A behind-the-scenes look at the world's largest comic book convention, Comic Con IV: A Fan's Hope follows the journey of several devoted followers on this annual pilgrimage of geekdom in San Diego. The spark for such a documentary came from the comic book legend Stan Lee, who Spurlock - a self-confessed geek - met when he visited Comic-Con for the first time in 2010. "When I shook Stan Lee's hand, I thanked him for helping me become who I am today. He looked at me, smiled that Stan Lee smile, and said: "You know what, Morgan? We should make a movie together. We should make a documentary about Comic-Con."
And so an idea was born, and Spurlock and Lee assembled a "Geek Dream Team" that includes the Buffy the Vampire Slayer creator Joss Wheldon, the fanboy king Harry Knowles and Thomas Tull, the founder of Legendary Pictures, to help tell the story. But although he confesses that Comic-Con plays to everything that shaped his life ("every bit of geekiness, nerdiness, weirdness and the things that made me not have a girlfriend for so many years"), Spurlock decided that while his other documentaries feature him in the starring role as the cheery (and handlebar mustachioed) protagonist, this was the right time to remain behind the camera.

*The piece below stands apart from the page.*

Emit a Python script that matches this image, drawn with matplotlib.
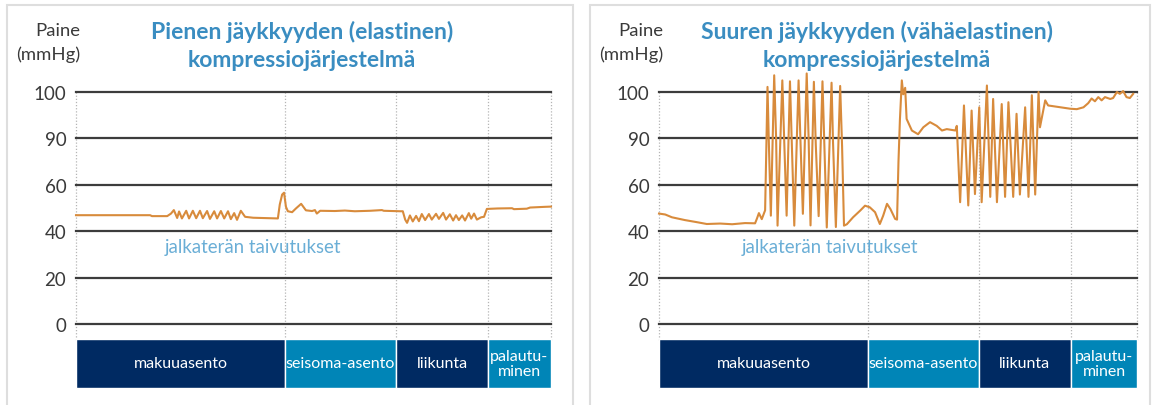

"In the end, it all came back to the fans," says Spurlock. "As much as it's personal to me, it's so much more personal to the people we followed in this film. It's better to tell the story of this place through them and their relationship to it than it is to [explore] my relationship to comics."
With the stories he gathered from Comic-Con, which attracts some 140,000 people each summer to the San Diego Convention Centre, Spurlock says he could fill several sequels. "It could be an ongoing saga - that's part of what the title of the film makes fun of. It's also one of those things you set up to make not just sequels, but prequels."
But could Spurlock make a prequel to the documentary that, playing on its Star Wars reference, ultimately ends up disappointing his previous fan base?
"Only if all the characters were animated."